Does this pointer casting break strict aliasing ru

2020-07-06 05:44发布

This is the fast inverse square root implementation from Quake III Arena:

float Q_rsqrt( float number )
{
        long i;
        float x2, y;
        const float threehalfs = 1.5F;

        x2 = number * 0.5F;
        y  = number;
        i  = * ( long * ) &y;                       // evil floating point bit level hacking
        i  = 0x5f3759df - ( i >> 1 );               // what?
        y  = * ( float * ) &i;
        y  = y * ( threehalfs - ( x2 * y * y ) );   // 1st iteration
//      y  = y * ( threehalfs - ( x2 * y * y ) );   // 2nd iteration, this can be removed

        return y;
}

I noticed that long int i takes the dereferenced value at the address (cast to a long *) of float y. The code then performs operations on i before storing the dereferenced value at the address (cast to a float *) of i into y.
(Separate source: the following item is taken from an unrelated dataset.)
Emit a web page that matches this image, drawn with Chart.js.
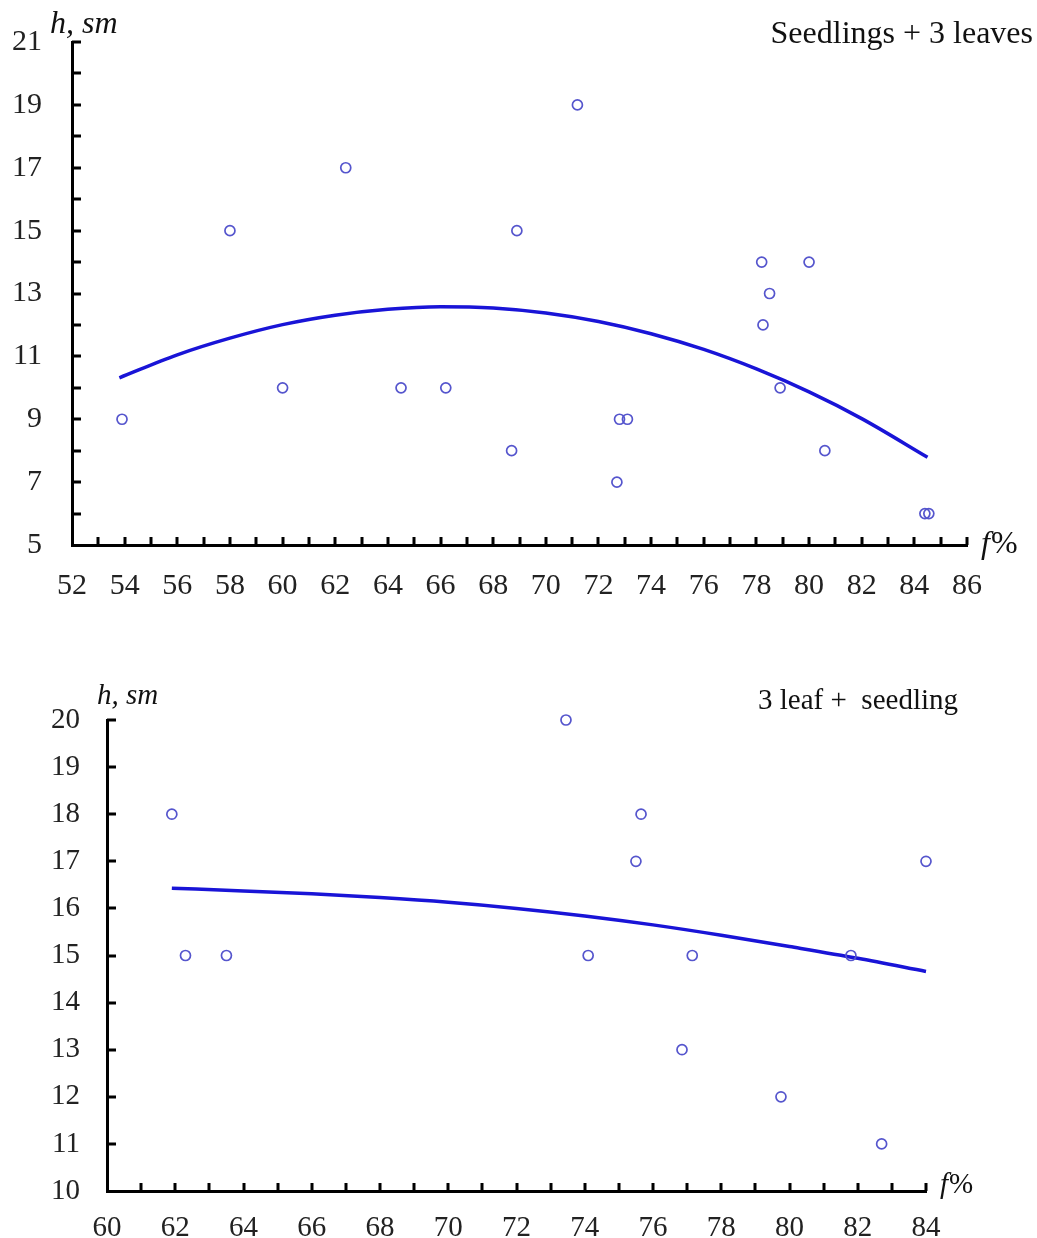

Would this break the strict aliasing rule since i is not the same type as y?

I think that perhaps it doesn't since the value is dereferenced and copied; so the operations are performed on a copy rather than the original.

4条回答
做个烂人
2楼-- · 2020-07-06 06:02

i = * ( long * ) &y;

This breaks aliasing rules and therefore invokes undefined behavior.

You are accessing object y with a type different than float, or a signed / unsigned variant of char.

y = * ( float * ) &i;

This statement above also breaks aliasing rules.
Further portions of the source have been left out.